Summary: Monte Carlo prediction

Monte Carlo prediction is the simplest model-free way to evaluate a policy: play episodes, average the returns, let the law of large numbers do the rest. Phase 2 assumed P and R were known; Phase 3 starts the real-world case where they are not. MC is the unbiased extreme of the bias-variance spectrum that TD (next lesson) sits at the other end of. This summary is the scan-in-five-minutes version of the full lesson.

  • Prediction vs control. Prediction estimates V^pi (or Q^pi) for a fixed pi. Control finds a better policy. Most algorithms use a prediction step inside a control loop; this lesson is prediction in the model-free setting.
  • Monte Carlo prediction. Run an episode under pi to termination, compute the return G_t from each visited state, average across episodes. As episodes accumulate, the sample average converges to V^pi(s) by the law of large numbers.
  • First-visit vs every-visit MC. First-visit counts only the first occurrence of s in each episode; every-visit counts every occurrence. Both converge to V^pi; the choice is mostly cosmetic.
  • Incremental update. count(s) <- count(s) + 1; V(s) <- V(s) + (G - V(s)) / count(s). Maintains the running average without storing all past returns. Replacing 1/count with a step size alpha gives an EMA (and is the form TD uses).
  • Unbiased but high-variance. The MC estimator’s expectation equals V^pi exactly; in any single run of N episodes, the noisy returns can leave the estimate far from the truth. The 4-episode S/A/T example hits V = (3, 2) exactly when the 50-50 outcome realizes evenly; a biased realization (3 of 4 high) overshoots by 1, and only converges back with more episodes.
  • Needs terminating episodes. MC computes the full return from t to T; on a non-terminating task you would never finish. TD learning (next lesson) fixes this by bootstrapping from one-step rewards plus an estimated next-state value, which works for episodic and continuing tasks alike.

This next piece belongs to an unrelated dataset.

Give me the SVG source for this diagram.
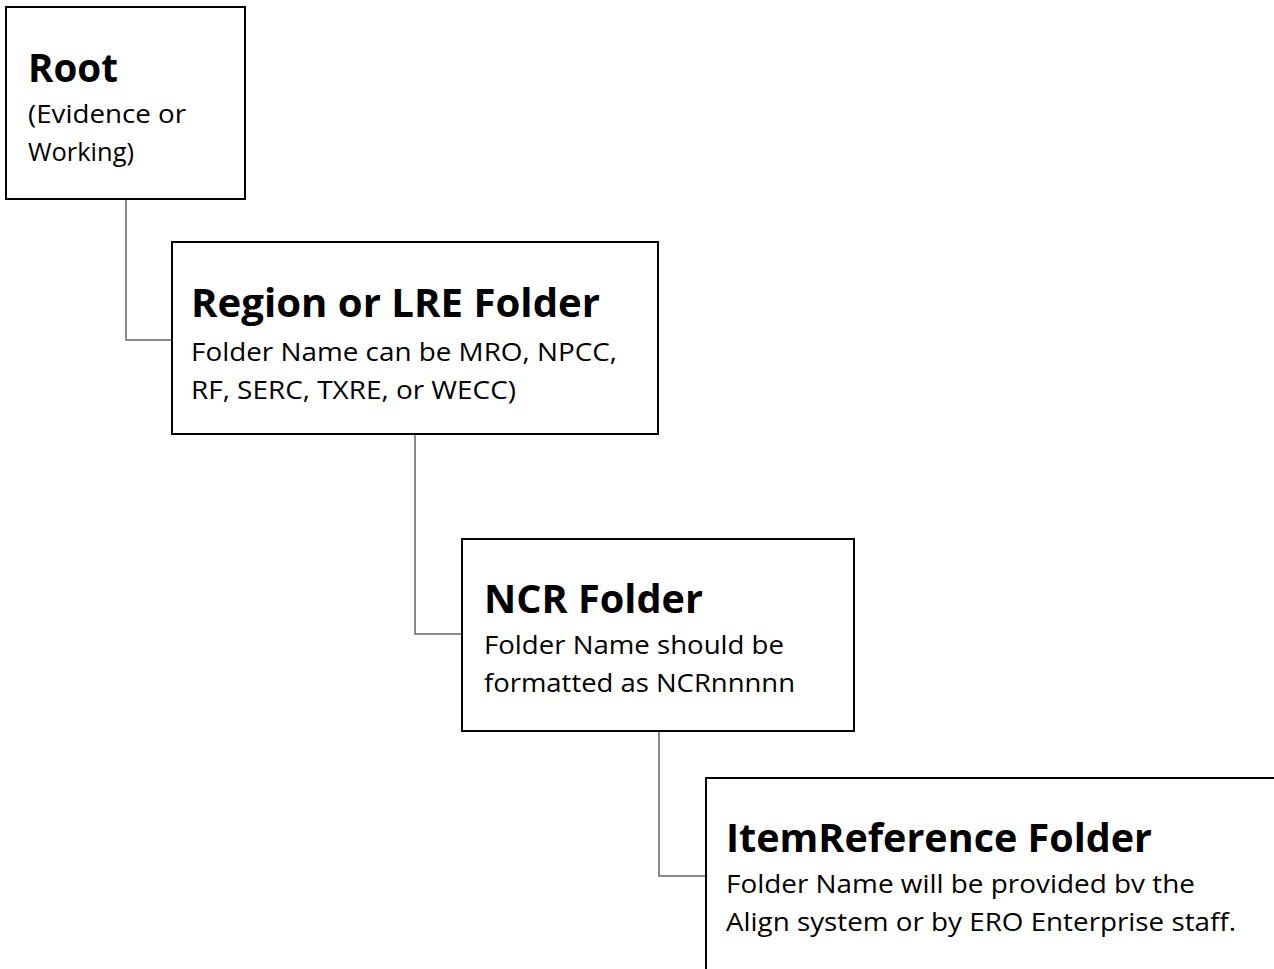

You have the first algorithm in the track that runs in the setting where RL is actually deployed: no model, just experience. The mental model is mostly more useful than the algorithm: Phase 2’s policy evaluation has a sample-based twin (average observed returns), and you can swap one for the other in any GPI loop. The bias-variance framing is the more durable takeaway, because the rest of the track is points on the same spectrum. MC is the unbiased / high-variance end; TD (next lesson) is the biased / low-variance end; n-step returns and TD(lambda) live in between. When you read a deep-RL paper choosing “n-step targets” or “GAE”, they are picking a point on this exact spectrum.